NVIDIA Releases GR00T N1.7 Open VLA Model for Humanoid Robots

Details

NVIDIA launched GR00T N1.7, a 3B-parameter open, commercially licensed Vision-Language-Action (VLA) model in early access on Hugging Face and GitHub, trained on 20,854 hours of human egocentric video via EgoScale pre-training.
Involves NVIDIA's Isaac GR00T platform, supporting robots like Unitree G1, Bimanual Manipulator YAM, AGIBot Genie 1; builds on prior N1 and N1.6 versions with upgraded Cosmos-Reason2-2B VLM backbone.

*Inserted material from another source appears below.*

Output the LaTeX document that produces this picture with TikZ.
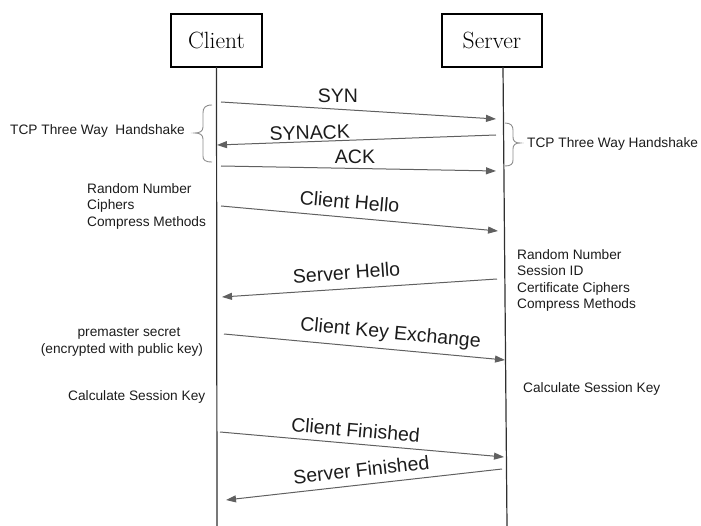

Uses Action Cascade architecture with System 2 for high-level reasoning (task decomposition) and System 1 Diffusion Transformer for precise motor control; enables multi-step tasks, dexterous finger-level manipulation, and factory applications like material handling.

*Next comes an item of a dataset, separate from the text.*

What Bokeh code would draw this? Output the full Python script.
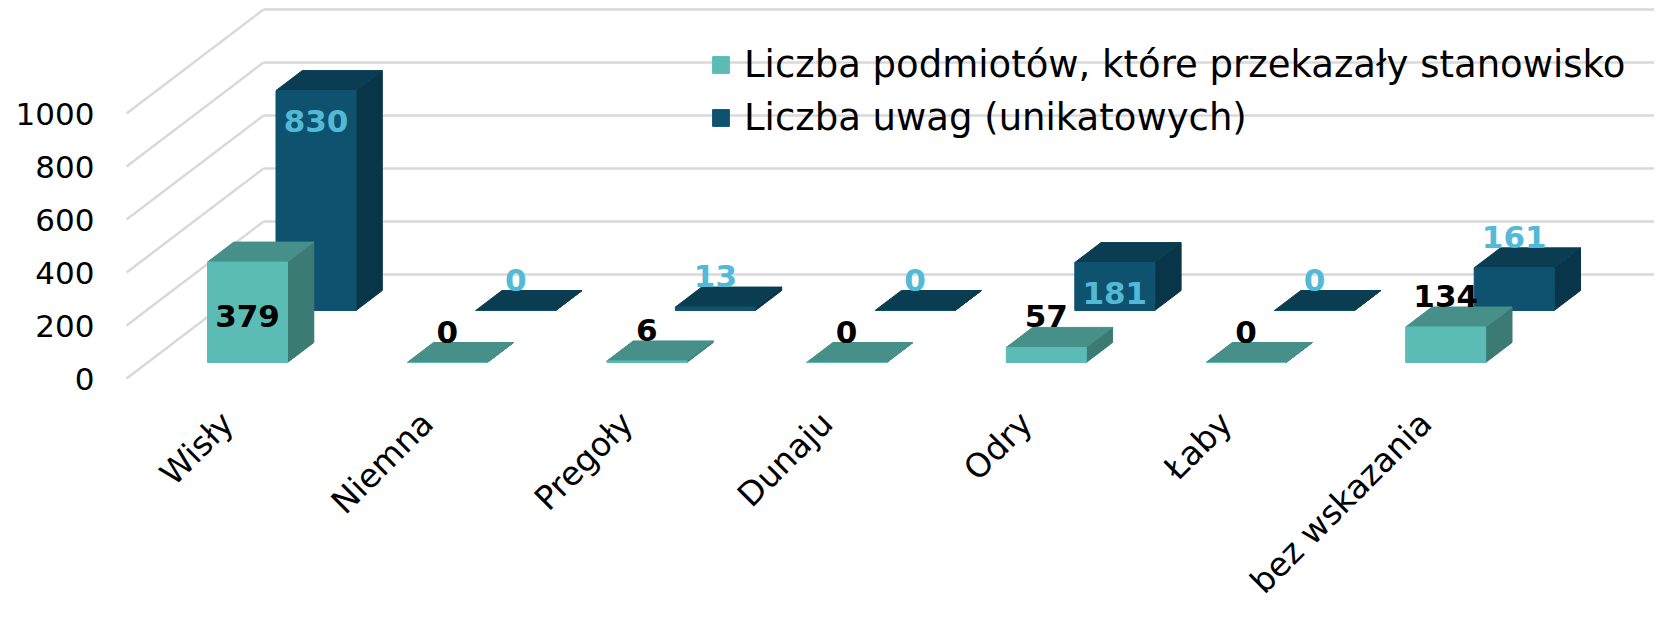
import numpy as np
from bokeh.plotting import figure
from bokeh.models import Range1d, FixedTicker, Legend, LegendItem, ColumnDataSource
from bokeh.core.properties import value
from bokeh.embed import file_html
from bokeh.resources import INLINE

# ---------------- data ----------------
categories = ["Wisły", "Niemna", "Pregoły", "Dunaju", "Odry", "Łaby", "bez wskazania"]
podmioty = [379, 0, 6, 0, 57, 0, 134]
uwagi = [830, 0, 13, 0, 181, 0, 161]
y_ticks = [0, 200, 400, 600, 800, 1000]
series_names = ["Liczba podmiotów, które przekazały stanowisko", "Liczba uwag (unikatowych)"]
podmioty_label_mode = ["center", "above", "above", "above", "above", "above", "above"]
uwagi_label_mode = ["inside", "above", "above", "above", "inside", "above", "above"]

# ---------------- geometry / style ----------------
W, H = 1654, 604
LEFT = 108
SX = 199.7          # px per category
SY = 0.265          # px per value unit
X0_CANVAS = 247     # canvas x of first front-row bar centre
Y0_CANVAS = 378     # canvas y of value 0 on the front plane
DX = 137.0 / SX     # x shift per unit of depth
DY = 104.0 / SY     # value shift per unit of depth
T_FRONT = (0.154, 0.346)
T_BACK = (0.654, 0.846)
C0 = -DX * T_FRONT[0]
HW = 40.0 / SX

TEAL = dict(front="#5BBCB6", top="#478F89", side="#3B7B74")
NAVY = dict(front="#0F526F", top="#0B3D52", side="#093548")
GRID = "#D9D9D9"
LBL_BLUE = "#52BAD6"
FONT = "DejaVu Sans"

x_range = Range1d((LEFT - X0_CANVAS) / SX, (W - X0_CANVAS) / SX)
y_range = Range1d(-(H - Y0_CANVAS) / SY, Y0_CANVAS / SY)

p = figure(width=W, height=H, x_range=x_range, y_range=y_range,
           output_backend="svg", toolbar_location=None,
           x_axis_location=None, y_axis_location="left",
           min_border_left=LEFT, min_border_right=0, min_border_top=0, min_border_bottom=0,
           outline_line_color=None, background_fill_color="white", border_fill_color="white")
p.grid.visible = False

ax = p.yaxis[0]
ax.ticker = FixedTicker(ticks=y_ticks)
ax.axis_line_color = None
ax.major_tick_line_color = None
ax.minor_tick_line_color = None
ax.major_tick_out = 0
ax.major_tick_in = 0
ax.major_label_standoff = 14
ax.major_label_text_font = FONT
ax.major_label_text_font_size = "31px"
ax.major_label_text_color = "black"

# ---------------- walls ----------------
n = len(categories)
wall_l = -0.5 + C0
wall_r = (n - 0.5) + C0
back_xs = [[wall_l + DX, wall_r + DX] for v in y_ticks]
back_ys = [[v + DY, v + DY] for v in y_ticks]
side_xs = [[wall_l, wall_l + DX] for v in y_ticks]
side_ys = [[v, v + DY] for v in y_ticks]
p.multi_line(back_xs, back_ys, line_color=GRID, line_width=2.5)
p.multi_line(side_xs, side_ys, line_color=GRID, line_width=2.5)


def bar_row(vals, tf, tb, col):
    xs_c = np.arange(len(vals)) + C0
    v = np.array(vals, dtype=float)
    l_f = xs_c - HW + DX * tf
    r_f = xs_c + HW + DX * tf
    l_b = xs_c - HW + DX * tb
    r_b = xs_c + HW + DX * tb
    side_x = [[r_f[i], r_b[i], r_b[i], r_f[i]] for i in range(len(v))]
    side_y = [[DY * tf, DY * tb, v[i] + DY * tb, v[i] + DY * tf] for i in range(len(v))]
    top_x = [[l_f[i], r_f[i], r_b[i], l_b[i]] for i in range(len(v))]
    top_y = [[v[i] + DY * tf, v[i] + DY * tf, v[i] + DY * tb, v[i] + DY * tb] for i in range(len(v))]
    p.patches(side_x, side_y, fill_color=col["side"], line_color=col["side"], line_width=1)
    p.patches(top_x, top_y, fill_color=col["top"], line_color=col["top"], line_width=1)
    front = p.quad(left=l_f, right=r_f, bottom=np.full(len(v), DY * tf), top=v + DY * tf,
                   fill_color=col["front"], line_color=col["front"], line_width=1)
    return front


navy_front = bar_row(uwagi, T_BACK[0], T_BACK[1], NAVY)
teal_front = bar_row(podmioty, T_FRONT[0], T_FRONT[1], TEAL)


def labels(vals, modes, tf, tb, color):
    xs, ys, txt = [], [], []
    for i, (v, m) in enumerate(zip(vals, modes)):
        xc = i + C0 + DX * tf
        if m == "center":
            y = v / 2 + DY * tf - 4 / SY
        elif m == "inside":
            y = v + DY * tf - 30 / SY
        else:
            y = v + DY * tb + 11 / SY
        xs.append(xc)
        ys.append(y)
        txt.append(str(v))
    src = ColumnDataSource(dict(x=xs, y=ys, t=txt))
    p.text("x", "y", text="t", source=src, text_align="center", text_baseline="middle",
           text_font=value(FONT), text_font_style="bold", text_font_size="31px",
           text_color=color)


labels(podmioty, podmioty_label_mode, T_FRONT[0], T_FRONT[1], "black")
labels(uwagi, uwagi_label_mode, T_BACK[0], T_BACK[1], LBL_BLUE)

# category labels (rotated 45 degrees, right end near each category)
cat_src = ColumnDataSource(dict(x=[i - 20 / SX for i in range(n)],
                                y=[-39 / SY] * n, t=categories))
p.text("x", "y", text="t", source=cat_src, angle=np.pi / 4, text_align="right",
       text_baseline="middle", text_font=value(FONT), text_font_size="33px",
       text_color="black")

legend = Legend(items=[LegendItem(label=series_names[0], renderers=[teal_front]),
                       LegendItem(label=series_names[1], renderers=[navy_front])],
                location=(602, 460), orientation="vertical",
                glyph_width=21, glyph_height=21, label_standoff=13,
                label_text_font=FONT, label_text_font_size="37px", label_height=53,
                label_text_color="black",
                spacing=0, padding=0, margin=0, border_line_color=None,
                background_fill_alpha=0)
p.add_layout(legend)

open("out.html", "w").write(file_html(p, INLINE))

Improves on N1.6 by scaling human video data over teleoperation, discovering first dexterity scaling law where more data doubles task completion; drop-in upgrade for existing workflows, supports LeRobot fine-tuning on custom embodiments.

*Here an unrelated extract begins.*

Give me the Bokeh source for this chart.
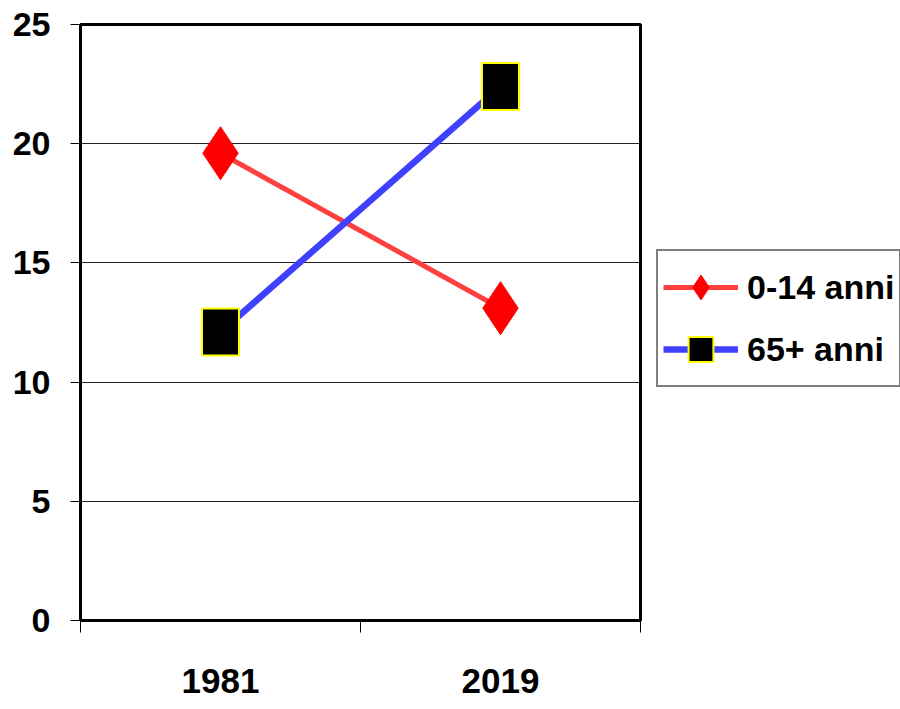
from bokeh.plotting import figure
from bokeh.layouts import row
from bokeh.models import (Range1d, LinearAxis, FixedTicker, Legend, LegendItem, ColumnDataSource)
from bokeh.embed import file_html
from bokeh.resources import INLINE

# ---- data ----
years = ["1981", "2019"]
young = [19.6, 13.1]          # 0-14 anni
old = [12.1, 22.4]            # 65+ anni
series_names = ["0-14 anni", "65+ anni"]
y_ticks = [0, 5, 10, 15, 20, 25]

# category slots: centre of each slot and the slot boundaries
pos = [i + 0.5 for i in range(len(years))]
edges = list(range(len(years) + 1))

FONT = "Liberation Sans"
RED_LINE, BLUE_LINE = "#FF4040", "#4040FF"

p = figure(width=642, height=709, x_range=Range1d(0, len(years)), y_range=Range1d(0, 25),
           output_backend="svg", toolbar_location=None, x_axis_location=None,
           min_border_left=80, min_border_right=2, min_border_top=24, min_border_bottom=89)
p.background_fill_color = "white"
p.border_fill_color = "white"
p.outline_line_color = "black"
p.outline_line_width = 3

# boundary ticks on x
tick_axis = LinearAxis(ticker=FixedTicker(ticks=edges),
                       major_tick_out=12, major_tick_in=0, major_tick_line_color="black",
                       major_tick_line_width=1, minor_tick_line_color=None, axis_line_color=None,
                       major_label_text_font_size="0px", major_label_standoff=0,
                       major_label_overrides={e: "" for e in edges})
p.add_layout(tick_axis, "below")
label_axis = LinearAxis(ticker=FixedTicker(ticks=pos),
                        major_label_overrides={x: y for x, y in zip(pos, years)},
                        major_tick_line_color=None, major_tick_out=0, major_tick_in=0,
                        minor_tick_line_color=None, axis_line_color=None,
                        major_label_standoff=36, major_label_text_font=FONT,
                        major_label_text_font_size="35px", major_label_text_font_style="bold",
                        major_label_text_color="black")
p.add_layout(label_axis, "below")

# y axis
p.yaxis.ticker = FixedTicker(ticks=y_ticks)
p.yaxis.major_tick_out = 10
p.yaxis.major_tick_in = 0
p.yaxis.major_tick_line_color = "black"
p.yaxis.axis_line_color = None
p.yaxis.minor_tick_line_color = None
p.yaxis.major_label_text_font = FONT
p.yaxis.major_label_text_font_size = "34px"
p.yaxis.major_label_text_font_style = "bold"
p.yaxis.major_label_text_color = "black"
p.yaxis.major_label_standoff = 20

p.ygrid.grid_line_color = "#222222"
p.ygrid.grid_line_width = 1
p.xgrid.visible = False

src = ColumnDataSource(dict(x=pos, year=years, young=young, old=old))

p.line("x", "young", source=src, line_color=RED_LINE, line_width=5)
p.line("x", "old", source=src, line_color=BLUE_LINE, line_width=6.5)
p.scatter("x", "young", source=src, marker="diamond", size=53,
          fill_color="#FF0000", line_color="#FF0000", line_width=1)
p.rect("x", "old", source=src, width=37, height=47, width_units="screen",
       height_units="screen", fill_color="black", line_color="#FFFF00", line_width=2)

# ---- legend panel (separate figure to the right of the plot) ----
# its ranges keep the series' own glyphs out of view, only the legend shows
q = figure(width=258, height=709, x_range=Range1d(0, 1), y_range=Range1d(0, 1),
           output_backend="svg", toolbar_location=None, x_axis_location=None,
           y_axis_location=None, min_border=0)
q.outline_line_color = None
q.background_fill_color = "white"
q.border_fill_color = "white"
q.xgrid.visible = False
q.ygrid.visible = False
l1 = q.line("x", "young", source=src, line_color=RED_LINE, line_width=5)
m1 = q.scatter("x", "young", source=src, marker="diamond", fill_color="#FF0000",
               line_color="#FF0000", line_width=1)
l2 = q.line("x", "old", source=src, line_color=BLUE_LINE, line_width=6.5)
m2 = q.scatter("x", "old", source=src, marker="square", fill_color="black",
               line_color="#FFFF00", line_width=2)

legend = Legend(items=[LegendItem(label=series_names[0], renderers=[l1, m1]),
                       LegendItem(label=series_names[1], renderers=[l2, m2])],
                location=(14, 233), glyph_width=75, glyph_height=62, spacing=0, padding=5,
                margin=0, label_standoff=9, label_text_font=FONT, label_text_font_size="34px",
                label_text_font_style="bold", label_text_color="black",
                border_line_color="black", border_line_width=2,
                background_fill_color="white", background_fill_alpha=1)
q.add_layout(legend)

layout = row(p, q)
open("out.html", "w").write(file_html(layout, INLINE))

Deploys on NVIDIA Ampere, Hopper, Lovelace, Blackwell, Jetson; outperforms prior models in loco-manipulation and bimanual tasks, accelerating production use amid labor shortages estimated at 50 million globally[5].

Impact

GR00T N1.7 advances on-device humanoid inference and dexterity scaling, reducing reliance on costly teleop data and boosting adoption in manufacturing via commercial licensing. Over 12-24 months, it could steer R&D toward human-video pre-training, intensifying competition with Figure, Tesla Optimus, and Sanctuary AI while expanding NVIDIA's Jetson/Blackwell ecosystem dominance in physical AI.